Syracuse University student and College Fix reporter Justo Triana said that the term “Latinx” is not accepted by Latinos. Instead, it is a term created and promoted primarily by academia.
He wrote in The Daily Orange:
In the almost three years that I have lived in the United States, I have barely heard any Latinos refer to our community as ‘Latinx.’ On the contrary, there have been many more times that I have heard them reject it outright without much consideration.
Triana said the term is “political dogma.”
“Looked at closely, ‘Latinx’ is simply the result of a political dogma applied to linguistics,” he wrote. “The postmodern notion that the binary must be neutralized in order to include people who identify outside of the gender binary is the main force behind the idea that, by changing an ‘o’ to an ‘x,’ we are empowering a marginalized group.”
“Seeing how ‘Latinx’ is rarely found beyond American college campuses and the media that feeds off of them, it is obvious that it has less to do with inclusiveness than with satisfying a leftist narrative,” the conservative Syracuse student wrote.
He commented on a Politico poll that reported most Latinos do not use the term.
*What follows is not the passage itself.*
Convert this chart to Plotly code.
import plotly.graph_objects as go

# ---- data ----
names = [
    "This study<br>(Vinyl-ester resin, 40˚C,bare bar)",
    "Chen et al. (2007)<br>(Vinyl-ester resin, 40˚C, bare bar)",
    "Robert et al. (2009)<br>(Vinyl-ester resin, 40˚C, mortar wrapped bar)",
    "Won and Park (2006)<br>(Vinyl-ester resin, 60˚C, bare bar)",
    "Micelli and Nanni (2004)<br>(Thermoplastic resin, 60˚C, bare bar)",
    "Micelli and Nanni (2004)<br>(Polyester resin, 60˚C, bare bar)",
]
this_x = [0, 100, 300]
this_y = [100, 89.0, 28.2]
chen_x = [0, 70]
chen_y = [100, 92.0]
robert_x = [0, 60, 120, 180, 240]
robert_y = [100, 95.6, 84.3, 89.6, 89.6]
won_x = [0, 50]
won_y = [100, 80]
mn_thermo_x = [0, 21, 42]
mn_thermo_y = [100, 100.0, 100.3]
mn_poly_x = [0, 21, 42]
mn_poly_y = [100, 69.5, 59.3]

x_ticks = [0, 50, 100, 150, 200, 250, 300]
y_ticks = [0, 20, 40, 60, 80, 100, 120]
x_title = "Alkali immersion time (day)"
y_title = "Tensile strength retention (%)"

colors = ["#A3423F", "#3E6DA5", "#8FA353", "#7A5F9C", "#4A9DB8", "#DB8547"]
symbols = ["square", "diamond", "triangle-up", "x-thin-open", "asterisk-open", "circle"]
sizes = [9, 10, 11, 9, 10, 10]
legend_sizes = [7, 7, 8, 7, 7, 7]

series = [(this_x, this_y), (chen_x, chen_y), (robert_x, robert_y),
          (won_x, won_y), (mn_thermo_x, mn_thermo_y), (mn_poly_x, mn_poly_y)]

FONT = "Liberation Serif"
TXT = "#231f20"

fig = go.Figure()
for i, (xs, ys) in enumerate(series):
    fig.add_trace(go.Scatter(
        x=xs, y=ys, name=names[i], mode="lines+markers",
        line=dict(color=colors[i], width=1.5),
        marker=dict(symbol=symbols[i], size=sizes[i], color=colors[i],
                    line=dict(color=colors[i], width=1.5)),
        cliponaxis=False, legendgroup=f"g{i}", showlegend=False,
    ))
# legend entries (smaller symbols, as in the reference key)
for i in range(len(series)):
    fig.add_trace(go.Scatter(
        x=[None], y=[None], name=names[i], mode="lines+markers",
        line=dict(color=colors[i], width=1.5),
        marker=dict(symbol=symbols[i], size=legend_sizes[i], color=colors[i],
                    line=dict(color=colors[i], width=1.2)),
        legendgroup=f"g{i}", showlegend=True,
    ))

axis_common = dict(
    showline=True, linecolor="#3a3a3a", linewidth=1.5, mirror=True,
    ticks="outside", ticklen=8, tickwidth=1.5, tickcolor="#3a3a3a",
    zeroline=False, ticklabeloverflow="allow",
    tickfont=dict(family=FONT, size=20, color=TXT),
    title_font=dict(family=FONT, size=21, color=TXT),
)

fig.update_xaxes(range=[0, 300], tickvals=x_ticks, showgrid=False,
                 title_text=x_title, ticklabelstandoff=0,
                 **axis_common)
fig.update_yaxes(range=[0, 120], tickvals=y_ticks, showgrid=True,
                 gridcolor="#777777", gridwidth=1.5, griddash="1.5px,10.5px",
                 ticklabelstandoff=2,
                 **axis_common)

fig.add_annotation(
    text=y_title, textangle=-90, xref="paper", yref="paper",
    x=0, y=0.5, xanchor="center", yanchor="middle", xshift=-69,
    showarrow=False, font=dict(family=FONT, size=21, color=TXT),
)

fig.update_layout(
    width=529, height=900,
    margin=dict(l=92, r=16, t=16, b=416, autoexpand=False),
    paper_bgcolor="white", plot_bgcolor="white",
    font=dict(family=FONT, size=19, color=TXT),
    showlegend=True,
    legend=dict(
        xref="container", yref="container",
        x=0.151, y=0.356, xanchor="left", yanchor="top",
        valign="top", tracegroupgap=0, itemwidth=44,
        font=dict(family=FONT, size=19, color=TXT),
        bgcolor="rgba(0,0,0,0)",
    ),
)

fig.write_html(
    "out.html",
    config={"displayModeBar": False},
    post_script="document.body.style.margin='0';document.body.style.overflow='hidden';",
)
The results of the survey show the term is “not the result of a natural evolution of the Spanish language” but “an ideologically motivated imposition from an American academic elite.”
“American institutions should not allow ideologues to impose their will on a language spoken
by 572 million people, just because they need to put their political leaning on record
wherever they go,” he said. “A language does not belong to those who step on it for an ideological purpose, but to those who speak it.”